> **PROMPT**: Below are some entries. Transcribe the lines from the one holding "Clone this chart in matplotlib." to the one holding "plt.rcParams['font.family'] = ['Liberation", inclusive, but not the pictures among them.

> **DATA TO PROCESS**:
◇ ◇ ◇

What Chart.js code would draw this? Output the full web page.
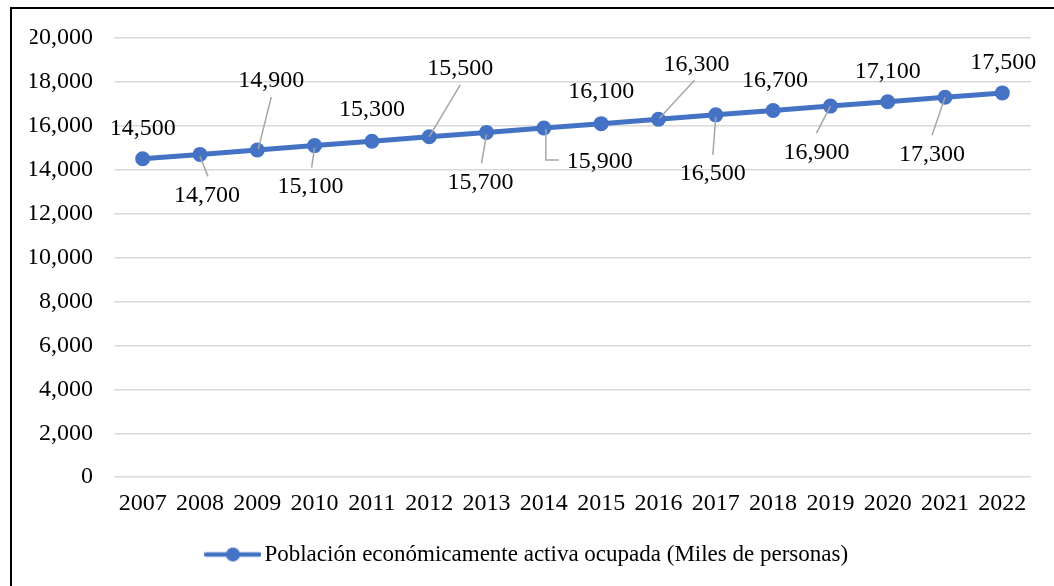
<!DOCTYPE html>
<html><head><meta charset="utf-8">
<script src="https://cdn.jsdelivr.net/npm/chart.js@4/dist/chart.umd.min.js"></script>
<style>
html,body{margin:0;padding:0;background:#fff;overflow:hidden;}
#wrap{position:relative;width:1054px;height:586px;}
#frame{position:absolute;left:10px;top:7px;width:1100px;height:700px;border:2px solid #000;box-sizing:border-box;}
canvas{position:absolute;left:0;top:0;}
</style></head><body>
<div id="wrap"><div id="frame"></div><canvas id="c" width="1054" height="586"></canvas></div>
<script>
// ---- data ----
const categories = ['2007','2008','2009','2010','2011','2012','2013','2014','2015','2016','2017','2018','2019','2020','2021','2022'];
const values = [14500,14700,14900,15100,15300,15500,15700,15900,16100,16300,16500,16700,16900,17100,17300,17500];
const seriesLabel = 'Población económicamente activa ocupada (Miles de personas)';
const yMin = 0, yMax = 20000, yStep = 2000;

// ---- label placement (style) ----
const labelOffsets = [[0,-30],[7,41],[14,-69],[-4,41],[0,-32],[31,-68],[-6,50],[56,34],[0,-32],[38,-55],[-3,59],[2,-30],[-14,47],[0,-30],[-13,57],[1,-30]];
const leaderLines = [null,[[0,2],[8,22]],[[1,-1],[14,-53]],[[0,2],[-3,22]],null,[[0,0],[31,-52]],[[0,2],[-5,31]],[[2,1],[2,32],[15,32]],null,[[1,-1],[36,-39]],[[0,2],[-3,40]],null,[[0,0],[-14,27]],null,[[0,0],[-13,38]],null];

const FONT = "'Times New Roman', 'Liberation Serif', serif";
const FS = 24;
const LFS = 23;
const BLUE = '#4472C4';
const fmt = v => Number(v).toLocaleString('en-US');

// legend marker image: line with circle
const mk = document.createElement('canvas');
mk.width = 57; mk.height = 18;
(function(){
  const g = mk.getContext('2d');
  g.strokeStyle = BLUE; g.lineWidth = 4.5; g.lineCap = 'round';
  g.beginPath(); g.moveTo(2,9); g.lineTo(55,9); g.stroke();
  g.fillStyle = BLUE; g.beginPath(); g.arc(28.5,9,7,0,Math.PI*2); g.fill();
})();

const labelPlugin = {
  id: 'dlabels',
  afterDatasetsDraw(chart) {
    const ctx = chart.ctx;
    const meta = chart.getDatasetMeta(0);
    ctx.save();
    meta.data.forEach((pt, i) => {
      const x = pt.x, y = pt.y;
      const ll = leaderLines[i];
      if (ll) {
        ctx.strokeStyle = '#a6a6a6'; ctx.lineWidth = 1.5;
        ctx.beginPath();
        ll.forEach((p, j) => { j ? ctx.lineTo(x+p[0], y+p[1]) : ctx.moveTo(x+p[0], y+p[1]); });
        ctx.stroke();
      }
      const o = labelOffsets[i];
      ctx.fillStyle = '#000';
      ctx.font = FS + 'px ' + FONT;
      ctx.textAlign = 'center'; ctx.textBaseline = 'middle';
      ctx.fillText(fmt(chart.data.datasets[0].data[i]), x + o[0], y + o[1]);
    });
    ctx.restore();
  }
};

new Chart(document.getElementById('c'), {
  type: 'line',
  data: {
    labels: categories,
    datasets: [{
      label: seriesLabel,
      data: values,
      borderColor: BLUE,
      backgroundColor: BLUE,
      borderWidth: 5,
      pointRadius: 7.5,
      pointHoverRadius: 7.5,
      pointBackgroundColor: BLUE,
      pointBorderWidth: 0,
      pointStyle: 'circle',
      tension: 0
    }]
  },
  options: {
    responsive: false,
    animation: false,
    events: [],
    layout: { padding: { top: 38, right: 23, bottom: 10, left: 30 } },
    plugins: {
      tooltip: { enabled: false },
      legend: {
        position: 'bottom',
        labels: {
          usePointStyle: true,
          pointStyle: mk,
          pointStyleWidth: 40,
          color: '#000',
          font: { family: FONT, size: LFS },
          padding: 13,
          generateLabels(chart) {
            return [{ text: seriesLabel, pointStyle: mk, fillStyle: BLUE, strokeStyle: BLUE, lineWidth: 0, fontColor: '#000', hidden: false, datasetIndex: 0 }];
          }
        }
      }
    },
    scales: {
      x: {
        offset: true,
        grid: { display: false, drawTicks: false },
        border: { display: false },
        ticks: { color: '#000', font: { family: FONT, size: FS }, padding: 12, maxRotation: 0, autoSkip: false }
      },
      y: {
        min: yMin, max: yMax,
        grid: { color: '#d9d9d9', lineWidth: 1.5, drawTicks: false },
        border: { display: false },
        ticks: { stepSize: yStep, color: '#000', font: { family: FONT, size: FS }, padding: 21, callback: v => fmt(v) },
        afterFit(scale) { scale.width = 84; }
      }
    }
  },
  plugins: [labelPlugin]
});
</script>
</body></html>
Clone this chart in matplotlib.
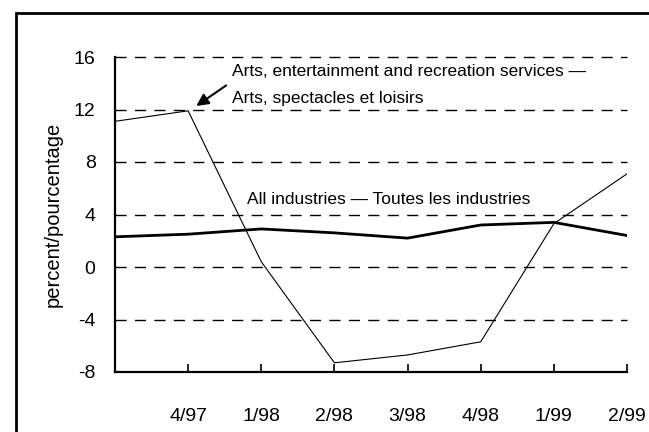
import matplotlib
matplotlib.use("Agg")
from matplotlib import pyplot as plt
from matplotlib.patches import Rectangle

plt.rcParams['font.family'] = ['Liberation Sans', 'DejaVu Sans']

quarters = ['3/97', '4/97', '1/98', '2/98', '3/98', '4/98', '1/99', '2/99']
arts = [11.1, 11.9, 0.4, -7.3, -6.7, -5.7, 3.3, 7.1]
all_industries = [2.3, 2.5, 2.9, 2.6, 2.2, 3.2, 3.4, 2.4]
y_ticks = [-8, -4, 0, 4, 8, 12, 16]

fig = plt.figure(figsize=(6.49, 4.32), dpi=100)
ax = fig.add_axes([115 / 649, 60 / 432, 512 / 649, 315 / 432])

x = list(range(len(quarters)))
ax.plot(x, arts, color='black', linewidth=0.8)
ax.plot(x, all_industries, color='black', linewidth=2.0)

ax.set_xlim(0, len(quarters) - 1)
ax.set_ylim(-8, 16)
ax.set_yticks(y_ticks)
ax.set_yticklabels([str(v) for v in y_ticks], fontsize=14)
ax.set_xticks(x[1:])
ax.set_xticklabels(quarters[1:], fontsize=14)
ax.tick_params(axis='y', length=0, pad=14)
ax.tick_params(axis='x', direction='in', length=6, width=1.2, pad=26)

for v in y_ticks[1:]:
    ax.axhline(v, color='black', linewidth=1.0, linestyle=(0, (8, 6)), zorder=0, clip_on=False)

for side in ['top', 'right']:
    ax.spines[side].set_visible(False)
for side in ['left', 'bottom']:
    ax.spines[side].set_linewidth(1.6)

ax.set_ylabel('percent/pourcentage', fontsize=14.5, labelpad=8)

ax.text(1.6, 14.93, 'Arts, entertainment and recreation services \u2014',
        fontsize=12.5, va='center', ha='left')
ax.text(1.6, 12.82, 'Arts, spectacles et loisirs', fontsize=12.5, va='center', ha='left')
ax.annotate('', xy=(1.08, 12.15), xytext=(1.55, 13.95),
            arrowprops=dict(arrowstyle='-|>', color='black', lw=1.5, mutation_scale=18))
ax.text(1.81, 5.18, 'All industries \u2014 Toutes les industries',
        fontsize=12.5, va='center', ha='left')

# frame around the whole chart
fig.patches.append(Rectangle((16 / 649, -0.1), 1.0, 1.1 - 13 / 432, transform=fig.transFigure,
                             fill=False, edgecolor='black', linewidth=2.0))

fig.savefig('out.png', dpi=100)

◇ ◇ ◇

> **IN RESPONSE**:
Clone this chart in matplotlib.
import matplotlib
matplotlib.use("Agg")
from matplotlib import pyplot as plt
from matplotlib.patches import Rectangle

plt.rcParams['font.family'] = ['Liberation Sans', 'DejaVu Sans']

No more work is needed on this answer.